If it does work then CHERI either has to be special or usize needs to actually be pointer compatible (and maybe an edition can rename it to uptr and introduce a new usize if that bit of confusion is considered better than the other confusion options)
Hm, okay, so that is in a sense an even bigger violation of the Rust platform assumptions than CHERI. With CHERI, the difference between any two addresses can still be stored in a usize; in your ABI, that is not the case.
I am using "lossy" in the sense of "loses information": when you cast a pointer to an integer and back, the resulting pointer is not in all aspects identical to the one you started with. This is pretty much a necessary truth in languages like C, C++, or Rust, but sadly not widely known.

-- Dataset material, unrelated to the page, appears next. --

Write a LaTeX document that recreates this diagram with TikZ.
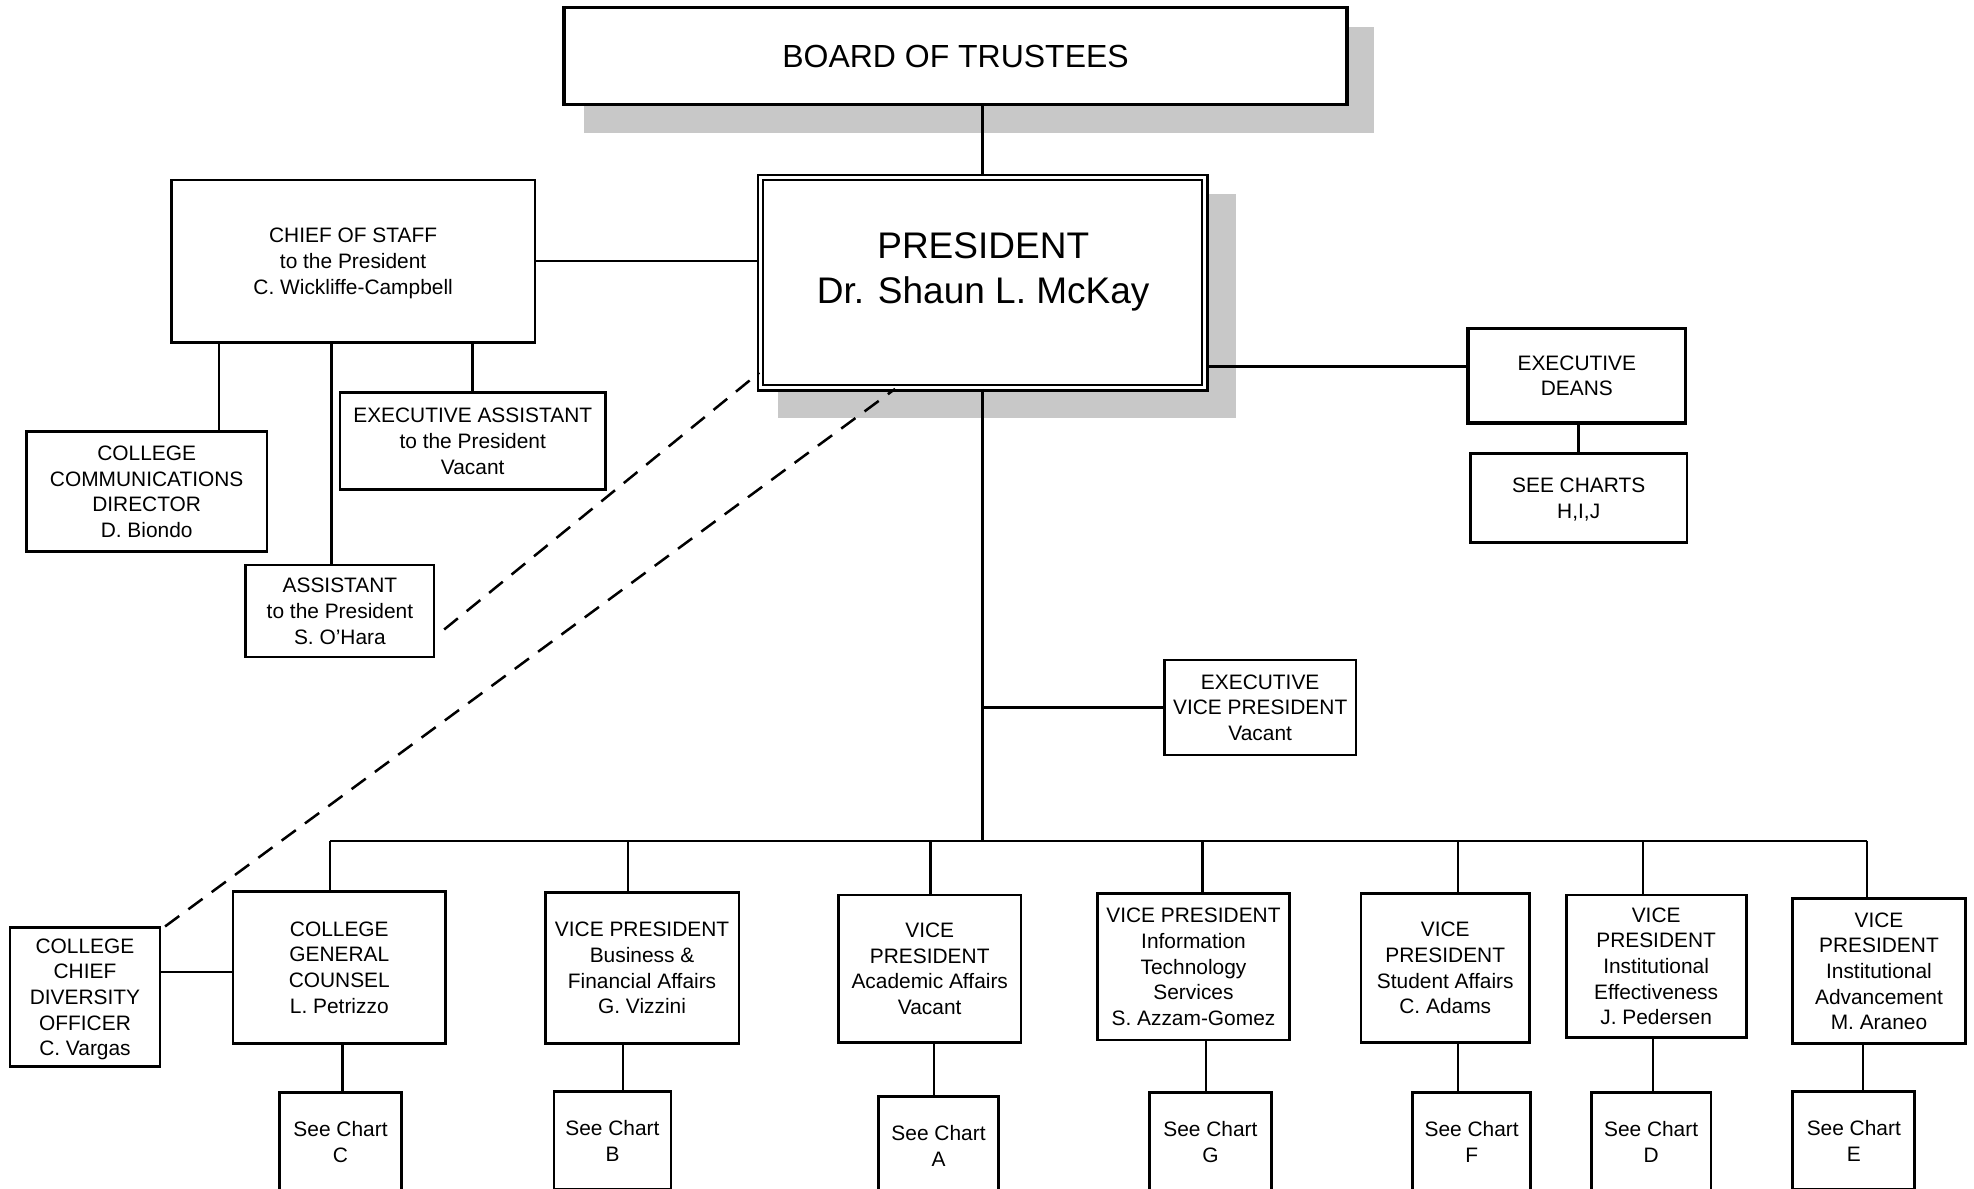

Many compilers get this wrong and optimize int2ptr(ptr2int(ptr)) to just ptr; that optimization is buggy and my blog post explains why. "buggy" here means "these compilers will miscompile valid code'; here is an example for LLVM.
I think that the only mechanism that has any hope of being compatible with existing code on regular platforms is type uptr = usize;. Coercion is not strong enough because these types can appear inside function pointer types and type arguments in Vec or other collection types; thanks to type inference it is quite possible for this type equality to be asserted without mentioning either usize or uptr directly, and coercion does not work in all cases.
In that case, it wouldn't be an additional fundamental change to require that to go through uptr on w65 instead, given that the usize cast would become a hard error on this platform (assuming usize became size_t and new uptr type was introduced).
In that post the "not identical" behavior is entirely compiler-internal and is only visible to users as lost optimizations (once the llvm bugs are fixed). Or if provenance is added to standards under "integers don't track provenance" then it might be visible as "you can dodge the rules by casting through integers". This is the exact opposite sort of lossy as one that would justify removing int-to-ptr as already broken.